The Neural Probabilistic Language Model
Embedding: x = [C(wₜ₋ₙ₊₁); ...; C(wₜ₋₁)]
Hidden: h = tanh(Hx + d)
Output: y = softmax(Wx + Uh + b)
P(wₜ = j | context) = yⱼ = exp(yⱼ) / Σₖ exp(yₖ)
In Bengio's architecture, each word in the vocabulary is mapped to a dense vector of dimension m through a shared embedding matrix C. The context window of n-1 word embeddings is concatenated and passed through a hidden layer with tanh activation, followed by a softmax output layer over the entire vocabulary. The model is trained to maximize the log-likelihood of the training data using stochastic gradient descent. A critical feature is that the embedding matrix C is shared across all positions, so the model learns a single representation for each word that must work well in all contexts.
Advantages over N-Gram Models
The fundamental advantage of neural language models is their ability to generalize. If the model has seen "the cat sat on the mat" during training, it can assign reasonable probability to "the dog sat on the mat" even if this exact sentence never occurred, because "cat" and "dog" share similar embeddings. This generalization through distributed representations solves the core problem of n-gram models, which treat each word as an atomic symbol with no notion of similarity. Neural models also scale better with context length because the number of parameters grows linearly rather than exponentially with the window size.

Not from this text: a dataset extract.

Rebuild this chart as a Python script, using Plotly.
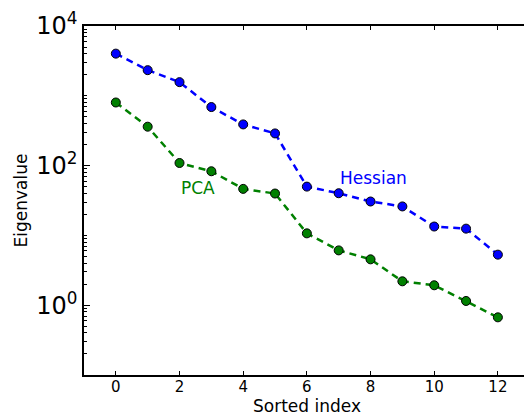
import plotly.graph_objects as go
import numpy as np

idx = list(range(13))
hessian = [4020, 2330, 1570, 690, 389, 289, 50, 40.2, 30.6, 26, 13.4, 12.5, 5.3]
pca = [802, 361, 109, 83, 46.4, 39.8, 10.7, 6.1, 4.54, 2.2, 1.93, 1.15, 0.67]
ytick_vals = [1, 100, 10000]
ytick_text = ["10<sup>0</sup>", "10<sup>2</sup>", "10<sup>4</sup>"]
xtick_vals = [0, 2, 4, 6, 8, 10, 12]

FONT = "DejaVu Sans"

fig = go.Figure()
fig.add_trace(go.Scatter(
    x=idx, y=hessian, mode="lines+markers",
    line=dict(color="#0000ff", width=2.5, dash="7px,5px"),
    marker=dict(color="#0000ff", size=9, line=dict(color="black", width=1)),
    showlegend=False))
fig.add_trace(go.Scatter(
    x=idx, y=pca, mode="lines+markers",
    line=dict(color="#008000", width=2.5, dash="7px,5px"),
    marker=dict(color="#008000", size=9, line=dict(color="black", width=1)),
    showlegend=False))

fig.add_annotation(x=8.1, y=np.log10(67), text="Hessian", showarrow=False,
                   font=dict(family=FONT, size=17, color="#0000ff"))
fig.add_annotation(x=2.58, y=np.log10(48.5), text="PCA", showarrow=False,
                   font=dict(family=FONT, size=17, color="#008000"))
# x-axis title placed directly under the tick labels
fig.add_annotation(x=(307 - 84) / 440, xref="paper", y=-42 / 350, yref="paper",
                   xanchor="center", yanchor="bottom", text="Sorted index",
                   showarrow=False, borderpad=0,
                   font=dict(family=FONT, size=17, color="black"))

minor_vals = []
for k in range(-1, 4):
    for m in range(2, 10):
        minor_vals.append(m * 10 ** k)
minor_vals += [10, 1000]

fig.update_layout(
    width=524, height=416,
    margin=dict(l=84, r=0, t=26, b=41),
    paper_bgcolor="white", plot_bgcolor="white",
    font=dict(family=FONT, color="black"),
    xaxis=dict(
        range=[-1, 12.82], tickvals=xtick_vals,
        ticks="inside", ticklen=4, tickwidth=1, tickcolor="black",
        showline=True, linecolor="black", linewidth=1.5, mirror="ticks",
        showgrid=False, zeroline=False,
        ticklabelstandoff=-3,
        tickfont=dict(size=15, family=FONT),
    ),
    yaxis=dict(
        type="log", range=[-1, 4],
        tickvals=ytick_vals, ticktext=ytick_text,
        ticks="inside", ticklen=6, tickwidth=1, tickcolor="black",
        showline=True, linecolor="black", linewidth=1.5,
        showgrid=False, zeroline=False,
        tickfont=dict(size=24, family=FONT),
        minor=dict(tickvals=minor_vals, ticks="inside", ticklen=3,
                   tickcolor="black", showgrid=False),
        title=dict(text="Eigenvalue", font=dict(size=17, family=FONT), standoff=4),
    ),
)

fig.write_html("out.html")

Computing the softmax over a large vocabulary (often 50,000-100,000 words) is the computational bottleneck of neural language models, requiring a matrix multiplication with the full vocabulary at every time step. This has motivated various approximation techniques including hierarchical softmax, noise contrastive estimation (NCE), negative sampling, and adaptive softmax. These methods trade off exactness for speed, with some (like adaptive softmax) providing order-of-magnitude speedups with minimal degradation in model quality.
Evolution and Impact
The feedforward neural language model of Bengio et al. was followed by recurrent architectures (Mikolov et al., 2010) that removed the fixed context window, LSTM-based models (Sundermeyer et al., 2012) that captured long-range dependencies, and ultimately transformer-based models (Vaswani et al., 2017) that achieved state-of-the-art results through self-attention mechanisms. Each architectural advance brought substantial perplexity reductions: from roughly 150 for smoothed trigrams to 80-90 for feedforward neural models, 60-70 for RNN models, and below 20 for modern transformers on standard benchmarks.
The success of neural language models has had far-reaching consequences for NLP. The word embeddings learned as a byproduct of language modeling proved valuable as general-purpose representations for downstream tasks, inspiring Word2Vec, GloVe, and the broader paradigm of representation learning. The pre-training revolution, in which large language models trained on massive corpora are fine-tuned for specific tasks, can be seen as the culmination of the neural language modeling approach, demonstrating that learning to predict the next word is a powerful general-purpose objective for acquiring linguistic knowledge.